The Ninth Circuit, by Judge Beezer, reversed, holding:
In order to make a prima-facie case of self-defense, a defendant must make an offer of proof as to two elements: (1) a reasonable belief that the use of force was necessary to defend himself or another against the immediate use of unlawful force and (2) the use of no more force than was reasonably necessary in the circumstances. [Citation omitted.] The district court erred by requiring Biggs to present evidence of a third element, that there were "no reasonable alternatives to the use of force," in order to make out a prima facie case of self-defense.
I've italicized the words "necessary." The primary dictionary definition of the word is "absolutely essential." So Judge Beezer was saying that the defendant was merely required to show that he reasonably believed stabbing the other prisoner was "absolutely essential." He wasn't required to make the additional showing that no reasonable alternatives were available to him.
The legal reasoning is straightforward: established law requires that the evidence conform to the first two verbal formulas.
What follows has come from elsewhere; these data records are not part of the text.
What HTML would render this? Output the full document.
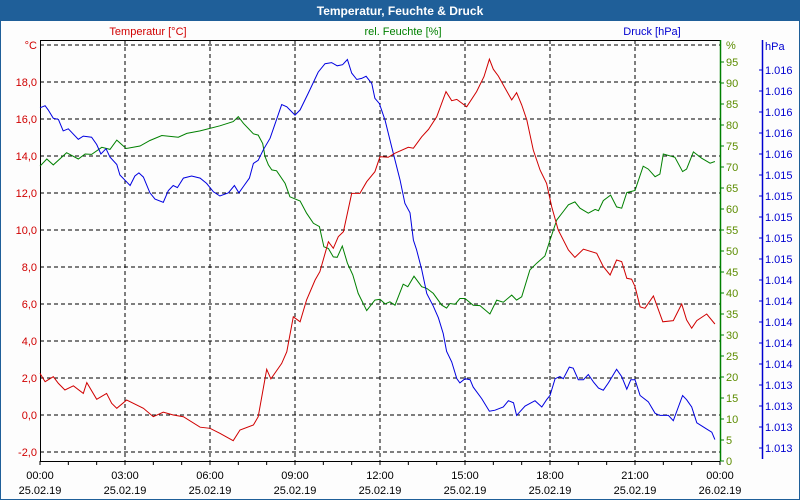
<!DOCTYPE html>
<html><head><meta charset="utf-8">
<style>
html,body{margin:0;padding:0;background:#fff;}
#wrap{position:relative;width:800px;height:500px;overflow:hidden;font-family:"Liberation Sans",sans-serif;}
svg text{font-family:"Liberation Sans",sans-serif;font-size:11px;}
</style></head><body>
<div id="wrap">
<svg id="chart" width="800" height="500">
  <rect x="0" y="0" width="800" height="500" fill="#fdfdfd" stroke="#1f5f99" stroke-width="2"/>
  <rect x="0" y="0" width="800" height="21" fill="#1f5f99"/>
  <text x="400" y="15" text-anchor="middle" fill="#fff" font-weight="bold" style="font-size:12px">Temperatur, Feuchte &amp; Druck</text>
  <text x="148" y="35" text-anchor="middle" fill="#d00000">Temperatur [°C]</text>
  <text x="403" y="35" text-anchor="middle" fill="#008000">rel. Feuchte [%]</text>
  <text x="652" y="35" text-anchor="middle" fill="#0000d0">Druck [hPa]</text>
  <g id="grid"></g>
  <g id="axes"></g>
  <g id="series"></g>
</svg>
</div>
<script>
// ---- data ----
const xTickLabelsTime = ["00:00","03:00","06:00","09:00","12:00","15:00","18:00","21:00","00:00"];
const xTickLabelsDate = ["25.02.19","25.02.19","25.02.19","25.02.19","25.02.19","25.02.19","25.02.19","25.02.19","26.02.19"];
const tempTicks = [-2,0,2,4,6,8,10,12,14,16,18];
const tempTickLabels = ["-2,0","0,0","2,0","4,0","6,0","8,0","10,0","12,0","14,0","16,0","18,0"];
const humTicks = [0,5,10,15,20,25,30,35,40,45,50,55,60,65,70,75,80,85,90,95];
const presTicks = [1012.8,1013.0,1013.2,1013.4,1013.6,1013.8,1014.0,1014.2,1014.4,1014.6,1014.8,1015.0,1015.2,1015.4,1015.6,1015.8,1016.0,1016.2,1016.4];
const presTickLabels = ["1.013","1.013","1.013","1.013","1.014","1.014","1.014","1.014","1.014","1.015","1.015","1.015","1.015","1.015","1.016","1.016","1.016","1.016","1.016"];

const tempHours = [0,.18,.47,.65,.88,1.18,1.53,1.65,2.0,2.35,2.53,2.71,3.06,3.65,4.0,4.35,4.7,5.06,5.65,6.0,6.35,6.82,7.06,7.53,7.7,8.0,8.15,8.53,8.71,8.94,9.18,9.41,9.71,9.88,10.18,10.35,10.53,10.71,11.0,11.29,11.53,11.82,12.0,12.29,12.53,13.0,13.18,13.47,13.71,14.0,14.33,14.53,14.71,15.06,15.41,15.67,15.86,16.0,16.18,16.35,16.65,16.82,17.0,17.18,17.41,17.65,17.88,18.06,18.29,18.65,18.88,19.18,19.65,19.88,20.12,20.35,20.53,20.71,20.88,21.0,21.18,21.35,21.65,21.98,22.35,22.65,22.82,23.0,23.18,23.53,23.82];
const tempValues = [2.25,1.8,2.07,1.71,1.35,1.58,1.17,1.75,.85,1.17,.63,.36,.81,.36,-.09,.15,0,-.09,-.66,-.72,-.99,-1.39,-.81,-.54,-.09,2.47,1.95,2.79,3.42,5.31,5.04,6.22,7.3,7.75,9.37,9.01,9.64,9.91,11.98,11.98,12.61,13.15,13.96,13.93,14.15,14.47,14.42,15.04,15.44,16.12,17.48,16.99,17.06,16.66,17.48,18.29,19.23,18.69,18.32,17.84,17.03,17.42,16.76,15.95,14.32,13.24,12.52,11.26,10.0,8.92,8.52,8.96,8.74,8.02,7.57,8.38,8.29,7.39,7.34,6.94,5.85,5.77,6.43,5.04,5.1,6.0,5.14,4.69,5.1,5.46,4.92];

const humHours = [0,.24,.47,.94,1.35,1.59,1.82,2.18,2.47,2.71,3.04,3.53,3.88,4.3,4.88,5.18,5.65,6.35,6.82,7.0,7.18,7.53,7.7,7.86,7.94,8.06,8.18,8.35,8.65,8.82,9.18,9.41,9.65,9.86,10.02,10.18,10.35,10.49,10.67,10.85,11.04,11.23,11.53,11.82,12.0,12.18,12.35,12.53,12.82,12.98,13.2,13.47,13.65,13.88,14.18,14.35,14.47,14.65,14.82,15.0,15.29,15.53,15.88,16.12,16.35,16.65,16.82,17.0,17.29,17.53,17.82,18.0,18.24,18.47,18.65,18.88,19.06,19.35,19.59,19.71,19.88,20.14,20.35,20.53,20.71,21.0,21.29,21.47,21.71,21.88,22.0,22.41,22.68,22.82,23.06,23.35,23.65,23.82];
const humValues = [70.2,71.9,70.5,73.4,71.9,73.1,73.0,74.7,74.2,76.4,74.4,75.0,76.3,77.5,77.1,78.0,78.6,79.8,80.8,82.0,80.4,77.9,77.6,75.6,72.5,70.5,69.3,69.1,66.1,62.9,61.9,59.0,56.6,55.8,51.0,50.6,48.6,48.5,51.2,47.1,44.3,39.9,35.8,38.3,38.5,37.4,37.9,37.1,42.1,41.5,44.0,41.5,41.1,39.9,37.1,36.4,37.5,37.3,38.7,38.7,37.1,37.0,35.0,38.3,37.8,39.5,38.3,39.1,45.5,47.1,48.8,52.6,57.4,59.4,61.0,61.7,60.2,59.0,59.9,59.6,62.0,63.3,60.5,60.2,63.9,64.4,70.2,69.5,67.7,68.3,73.1,72.3,68.9,69.5,73.6,72.1,70.9,71.3];

const presHours = [0,.18,.29,.47,.65,.82,1.0,1.35,1.53,1.82,2.0,2.15,2.33,2.47,2.71,2.82,3.18,3.35,3.49,3.65,3.88,4.06,4.35,4.53,4.7,4.85,5.06,5.35,5.65,5.88,6.12,6.35,6.65,6.86,7.02,7.18,7.39,7.53,7.7,7.88,8.12,8.53,8.71,9.0,9.18,9.47,9.82,10.06,10.29,10.49,10.68,10.85,11.0,11.18,11.35,11.51,11.71,11.82,11.98,12.18,12.41,12.71,12.88,13.06,13.18,13.29,13.47,13.65,13.88,14.06,14.23,14.35,14.53,14.71,14.82,15.0,15.18,15.29,15.59,15.86,16.06,16.35,16.53,16.71,16.82,17.12,17.47,17.71,17.88,18.0,18.18,18.35,18.47,18.68,18.82,19.0,19.18,19.35,19.53,19.71,19.88,20.06,20.35,20.53,20.71,20.85,21.0,21.18,21.47,21.71,21.88,22.18,22.35,22.68,22.82,23.0,23.18,23.53,23.71,23.82];
const presValues = [1016.04,1016.06,1016.02,1015.94,1015.93,1015.82,1015.84,1015.74,1015.77,1015.76,1015.69,1015.60,1015.65,1015.57,1015.50,1015.40,1015.30,1015.39,1015.42,1015.38,1015.23,1015.17,1015.14,1015.25,1015.30,1015.28,1015.37,1015.39,1015.37,1015.32,1015.24,1015.20,1015.23,1015.30,1015.23,1015.29,1015.37,1015.51,1015.54,1015.64,1015.75,1016.07,1016.05,1015.97,1016.02,1016.18,1016.38,1016.46,1016.47,1016.44,1016.45,1016.50,1016.37,1016.31,1016.32,1016.34,1016.27,1016.13,1016.08,1015.92,1015.67,1015.35,1015.13,1015.04,1014.78,1014.69,1014.50,1014.27,1014.15,1014.04,1013.89,1013.72,1013.62,1013.46,1013.42,1013.46,1013.45,1013.38,1013.27,1013.15,1013.16,1013.19,1013.25,1013.23,1013.11,1013.20,1013.25,1013.19,1013.26,1013.30,1013.46,1013.48,1013.46,1013.57,1013.56,1013.45,1013.45,1013.50,1013.43,1013.37,1013.35,1013.42,1013.55,1013.48,1013.36,1013.45,1013.45,1013.30,1013.24,1013.13,1013.11,1013.11,1013.06,1013.30,1013.26,1013.19,1013.04,1012.98,1012.95,1012.88];

// ---- axis functions ----
const X0 = 40, X1 = 720, YT = 40, YB = 461;
const xOf = h => X0 + h * (X1 - X0) / 24;
const yTemp = t => 415 - t * 18.5;
const yHum = v => 461 - v * 4.2;
const yPres = p => 448 - (p - 1012.8) * 105;

const NS = "http://www.w3.org/2000/svg";
function mk(tag, parent, attrs) {
  const e = document.createElementNS(NS, tag);
  for (const k in attrs) e.setAttribute(k, attrs[k]);
  parent.appendChild(e);
  return e;
}
const grid = document.getElementById('grid');
const axes = document.getElementById('axes');
const series = document.getElementById('series');

// horizontal grid (temperature ticks incl. 20 at top)
[...tempTicks, 20].forEach(t => {
  const l = mk('line', grid, {x1: X0, x2: X1, y1: yTemp(t), y2: yTemp(t), stroke: '#000', 'stroke-dasharray': '4,3', 'stroke-width': 1});
  
  
});
// vertical grid every 3h
for (let i = 1; i < 8; i++) {
  const l = mk('line', grid, {x1: xOf(i*3), x2: xOf(i*3), y1: YT, y2: YB, stroke: '#000', 'stroke-dasharray': '4,3', 'stroke-width': 1});
  
  
}
// frame lines
let fl = mk('line', axes, {x1: X0, x2: X1, y1: YT + .5, y2: YT + .5, stroke: '#000'});


fl = mk('line', axes, {x1: X0 + .5, x2: X0 + .5, y1: YT, y2: YB, stroke: '#000'});


fl = mk('line', axes, {x1: X0, x2: X1, y1: YB + .5, y2: YB + .5, stroke: '#000'});


fl = mk('line', axes, {x1: X1 + .5, x2: X1 + .5, y1: YT, y2: YB, stroke: '#008000', 'stroke-width': 1.5});


fl = mk('line', axes, {x1: 762.5, x2: 762.5, y1: YT, y2: 459, stroke: '#0000d0', 'stroke-width': 1.5});



// x ticks hourly
for (let h = 0; h <= 24; h++) {
  const t = mk('line', axes, {x1: xOf(h), x2: xOf(h), y1: YB, y2: YB + 4, stroke: '#000'});
  
  
}
xTickLabelsTime.forEach((s, i) => {
  const a = mk('text', axes, {x: xOf(i*3), y: 479, 'text-anchor': 'middle', fill: '#000'});
  a.textContent = s;
  
  
  const b = mk('text', axes, {x: xOf(i*3), y: 494, 'text-anchor': 'middle', fill: '#000'});
  b.textContent = xTickLabelsDate[i];
  
  
});

// temperature axis labels
tempTicks.forEach((t, i) => {
  const a = mk('text', axes, {x: 37, y: yTemp(t) + 4, 'text-anchor': 'end', fill: '#d00000'});
  a.textContent = tempTickLabels[i];
  
  
});
let u = mk('text', axes, {x: 37, y: 49, 'text-anchor': 'end', fill: '#d00000'});
u.textContent = '°C';



// humidity axis
humTicks.forEach(v => {
  const t = mk('line', axes, {x1: X1, x2: X1 + 4, y1: yHum(v), y2: yHum(v), stroke: '#008000'});
  
  
  const a = mk('text', axes, {x: 726, y: yHum(v) + 4, fill: '#5c8c00'});
  a.textContent = String(v);
  
  
});
u = mk('text', axes, {x: 726, y: 49, fill: '#5c8c00'});
u.textContent = '%';



// pressure axis
presTicks.forEach((p, i) => {
  const t = mk('line', axes, {x1: 759, x2: 762, y1: yPres(p), y2: yPres(p), stroke: '#0000d0'});
  
  
  const a = mk('text', axes, {x: 765, y: yPres(p) + 4, fill: '#0000d0'});
  a.textContent = presTickLabels[i];
  
  
});
u = mk('text', axes, {x: 765, y: 50, fill: '#0000d0'});
u.textContent = 'hPa';



// series
function pts(hs, vs, yf) { return hs.map((h, i) => xOf(h).toFixed(1) + ',' + yf(vs[i]).toFixed(1)).join(' '); }
const pHum = mk('polyline', series, {points: pts(humHours, humValues, yHum), fill: 'none', stroke: '#008000', 'stroke-width': 1});


const pPres = mk('polyline', series, {points: pts(presHours, presValues, yPres), fill: 'none', stroke: '#0000e0', 'stroke-width': 1});


const pTemp = mk('polyline', series, {points: pts(tempHours, tempValues, yTemp), fill: 'none', stroke: '#d00000', 'stroke-width': 1});


</script>
</body></html>
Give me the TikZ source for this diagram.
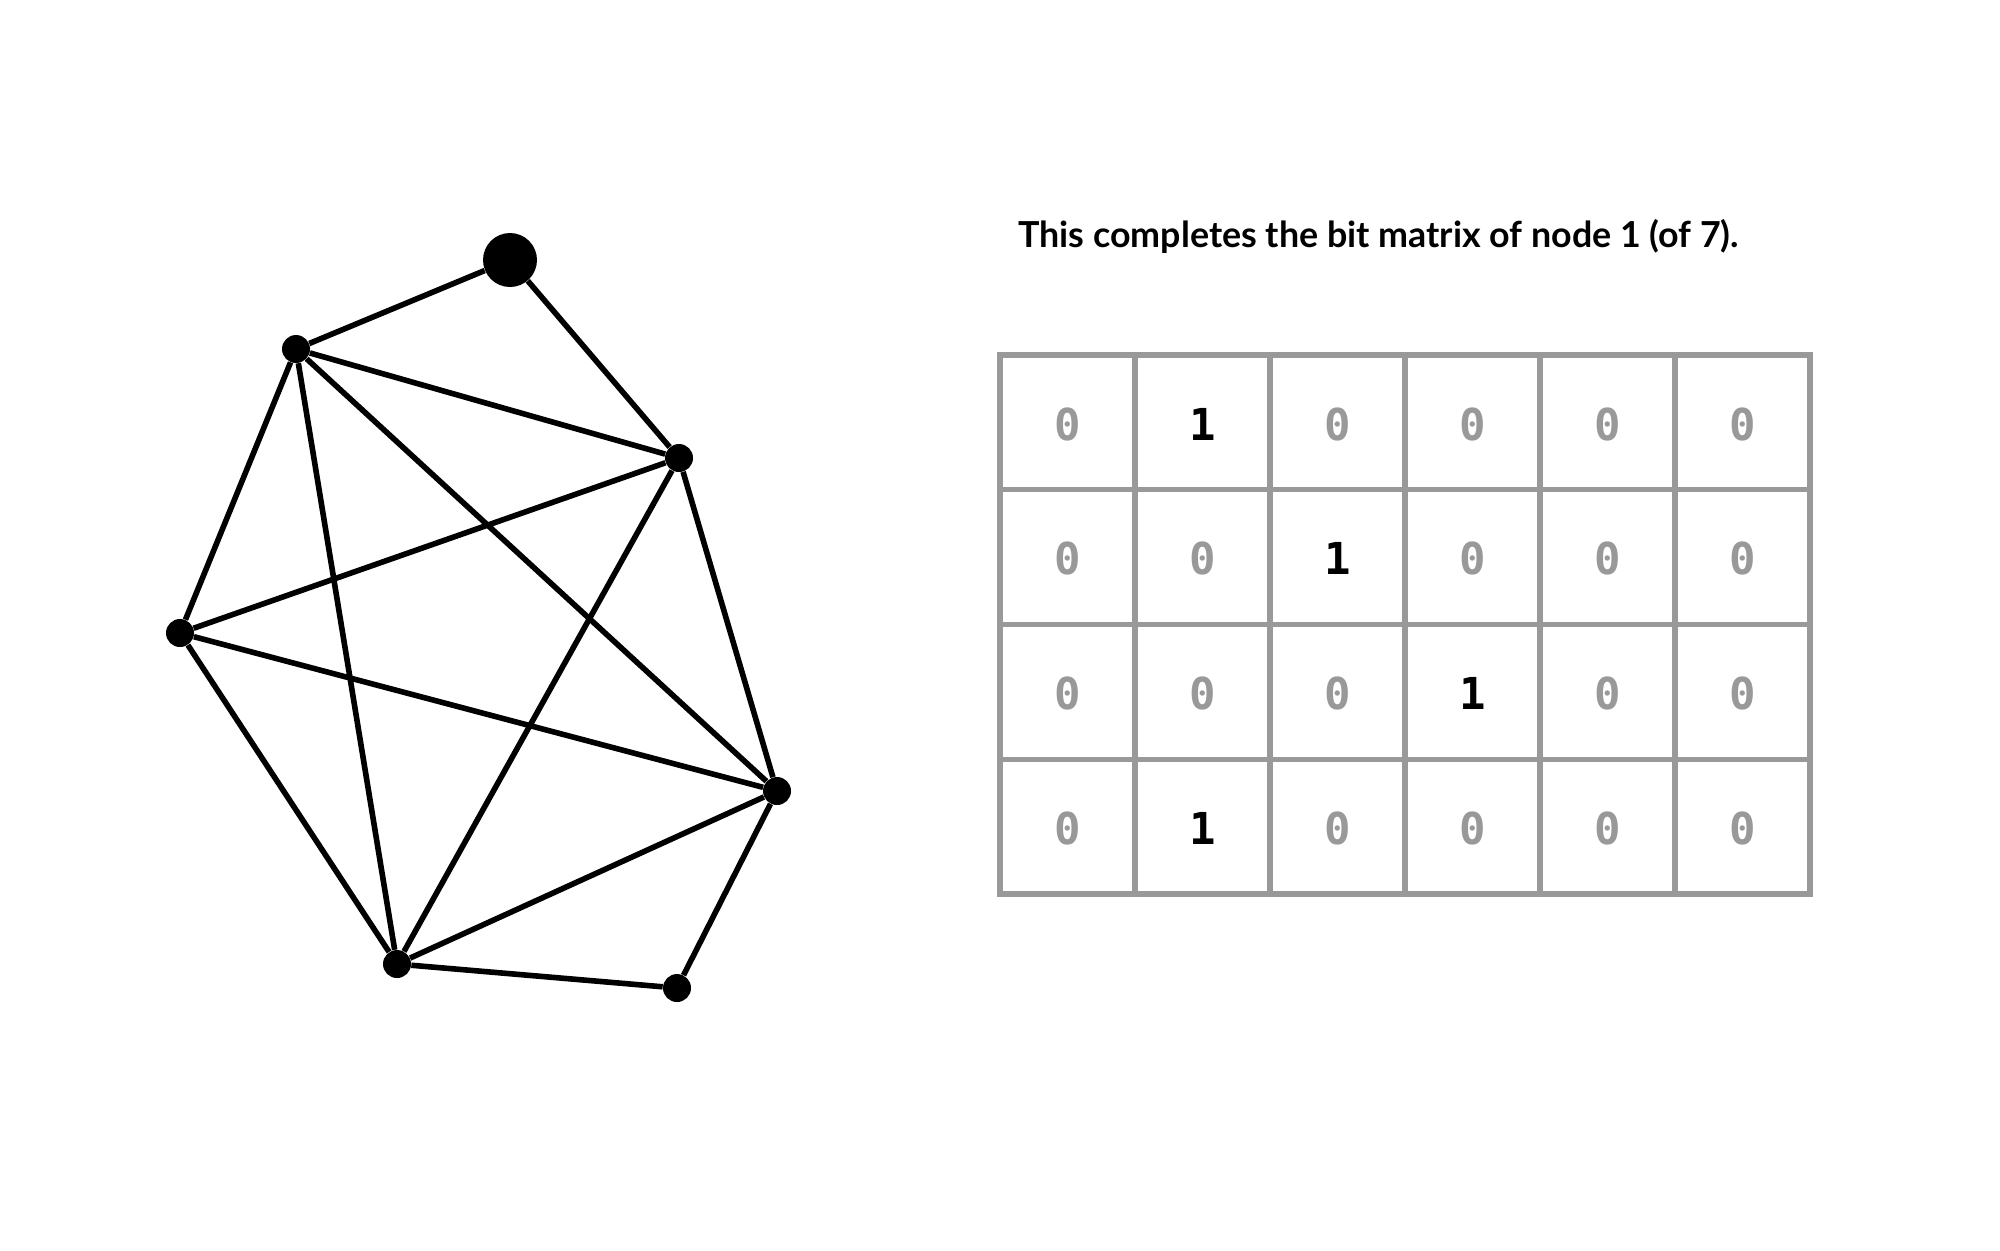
\documentclass[tikz,border=0pt]{standalone}
\usepackage{fontspec}
\setmainfont{Lato}
\newfontfamily\bitfont{DejaVu Sans Mono}
\usepackage{tikz}
\usetikzlibrary{arrows.meta,shapes,chains}

\definecolor{gridgray}{HTML}{999999}

\begin{document}
\begin{tikzpicture}[
x=0.5pt, y=-0.5pt,
    vert/.style={circle, fill=black, inner sep=0pt, minimum size=14pt},
    bigvert/.style={circle, fill=black, inner sep=0pt, minimum size=27pt},
    edge/.style={line width=2.8pt},
    cellline/.style={line width=2.6pt, draw=gridgray},
    zero/.style={text=gridgray, font=\bitfont\bfseries\fontsize{22}{22}\selectfont},
    one/.style={text=black, font=\bitfont\bfseries\fontsize{22}{22}\selectfont}
]
\useasboundingbox (0,0) rectangle (2000,1250);

% 图的七个点
\node[bigvert] (0) at (510,260) {};   % 上
\node[vert] (1) at (296,349) {};      % 左上
\node[vert] (2) at (679,458) {};      % 右上
\node[vert] (3) at (180,633) {};      % 左
\node[vert] (4) at (777,791) {};      % 右下
\node[vert] (5) at (397,964) {};      % 下
\node[vert] (6) at (677,988) {};      % 右下角

% 边
\draw[edge] (0) -- (1);
\draw[edge] (0) -- (2);
\draw[edge] (1) -- (2);
\draw[edge] (1) -- (3);
\draw[edge] (1) -- (4);
\draw[edge] (1) -- (5);
\draw[edge] (2) -- (3);
\draw[edge] (2) -- (4);
\draw[edge] (2) -- (5);
\draw[edge] (3) -- (4);
\draw[edge] (3) -- (5);
\draw[edge] (4) -- (5);
\draw[edge] (4) -- (6);
\draw[edge] (5) -- (6);

% 标题
\node[anchor=base west, inner sep=0pt, font=\bfseries\fontsize{17.9}{20}\selectfont] (title) at (1018,247)
  {This completes the bit matrix of node 1 (of 7).};

% 矩阵格子
\foreach \i in {1,...,5}
  \draw[cellline] (1000+135*\i,355) -- (1000+135*\i,894);
\foreach \j in {1,2,3}
  \draw[cellline] (1000,355+134.75*\j) -- (1810,355+134.75*\j);
\draw[cellline] (1000,355) rectangle (1810,894);

% 矩阵内容
\foreach \row/\bits in {0/{0,1,0,0,0,0}, 1/{0,0,1,0,0,0}, 2/{0,0,0,1,0,0}, 3/{0,1,0,0,0,0}} {
  \foreach \b [count=\col from 0] in \bits {
    \ifnum\b=1
      \node[one] (c-\row-\col) at (1067.5+135*\col,424+134.75*\row) {1};
    \else
      \node[zero] (c-\row-\col) at (1067.5+135*\col,424+134.75*\row) {0};
    \fi
  }
}

\end{tikzpicture}
\end{document}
The trial judge required Maynard to produce evidence conforming to a third verbal formula. Therefore, the trial court improperly added an extra box to the letterpress case. QED.
But for anyone who engages in thought as opposed to legal reasoning, a certain course of action becomes "absolutely essential" only when all alternatives are foreclosed. And to say that a person has no reasonable alternative to a certain course of action means that the course of action has become necessary. In concrete terms, if Maynard had an alternative to stabbing the other prisoner, then it wasn't necessary for Maynard to stab him. The stabbing was necessary only if he had no alternative.
And so the syllogism of Judge Beezer's opinion is this: Maynard was only required to show that the stabbing was necessary. The trial court required him to show, in addition, that the stabbing was necessary. Therefore, the trial court erred.
You see how easy it is, once you get the hang of it?
What makes the opinion particularly deserving of this inaugural issue of Fatuity Watch is its meta-holding: that whether a prisoner is justified in fabricating an 8-inch knife and driving it into the flesh of a fellow-prisoner is an issue to be litigated on a case-by-case basis. The trial court's mistake was to think that the community principle applied, and that the community could declare stabbing fellow prisoners wrong in all circumstances. (See post 88.)
On the contrary, says Judge Beezer, the right of an individual to kill another is not limited by the fortuitous circumstances that both are in federal custody and the victim is forbidden to possess weapons adequate to defend himself. As in Odysseus's time, these are matters for men to settle among themselves. Lock 'em in a cage and let the gods determine who's right.